Piedmont additionally wrote and directed the short film Brick Novax's Diary, using hand made 1/6 scale figures and sets, as well as other miniatures. The film won the U.S. Narrative Short Film Competition of the 2011 Sundance Film Festival. The film went on to also win the Ellen Award at the Aspen Shorts Festival that same year.

In 2012, he was named one of Variety Magazine's "10 Directors to Watch".

Piedmont also directs commercials through the production company Prettybird. He has directed spots for AT&T, Bud Light, Lincoln, Volkswagen, Gillette, 7 Up, Pepsi, HBO, Microsoft and the Capital One spots featuring Jimmy Fallon, including Old Navy, Seventh Generation, Shout, Gain (with Ty Burrell), among others.

He directed the 2018 H&M Holiday campaign of 6 short films set at the fictional Hotel Mauritz.

He created, executive produced, co-wrote and directed the miniseries The Spoils of Babylon and the follow-up miniseries The Spoils Before Dying.

In April 2015, Piedmont directed the critically acclaimed Celebration of the 60th Anniversary of Allen Ginsberg's "Howl" at Los Angeles's Ace Theater produced by Hal Willner.

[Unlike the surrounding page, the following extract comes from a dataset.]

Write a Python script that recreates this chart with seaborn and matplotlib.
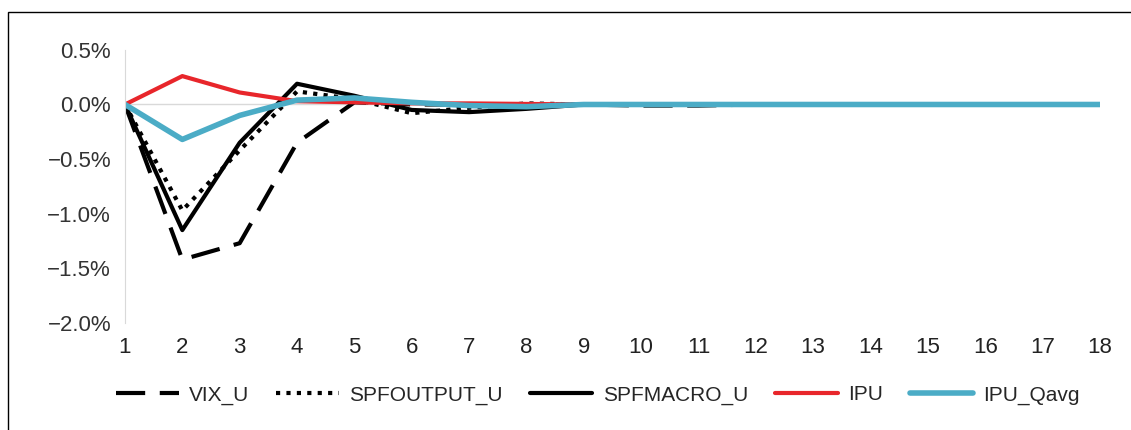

Featured artists included Nick Cave, Lucinda Williams, Courtney Love, Beth Orton, Macy Gray, Sam Amidon, Andy Kim, Kevin Drew, Van Dyke Parks, The Section String Quartet, Devendra Banhart, Lori Singer, Amy Poehler, Will Forte, Chris Parnell, Peaches, Mocean Worker, Eric Mingus, Petra Haden, Tim Robbins, Chloe Webb, and Hal Willner.

In 2019, he directed all eight episodes of the musical/comedy/variety show Sherman's Showcase.

==Personal life==
Piedmont lives in Venice, California, with his wife, Jill Cargerman.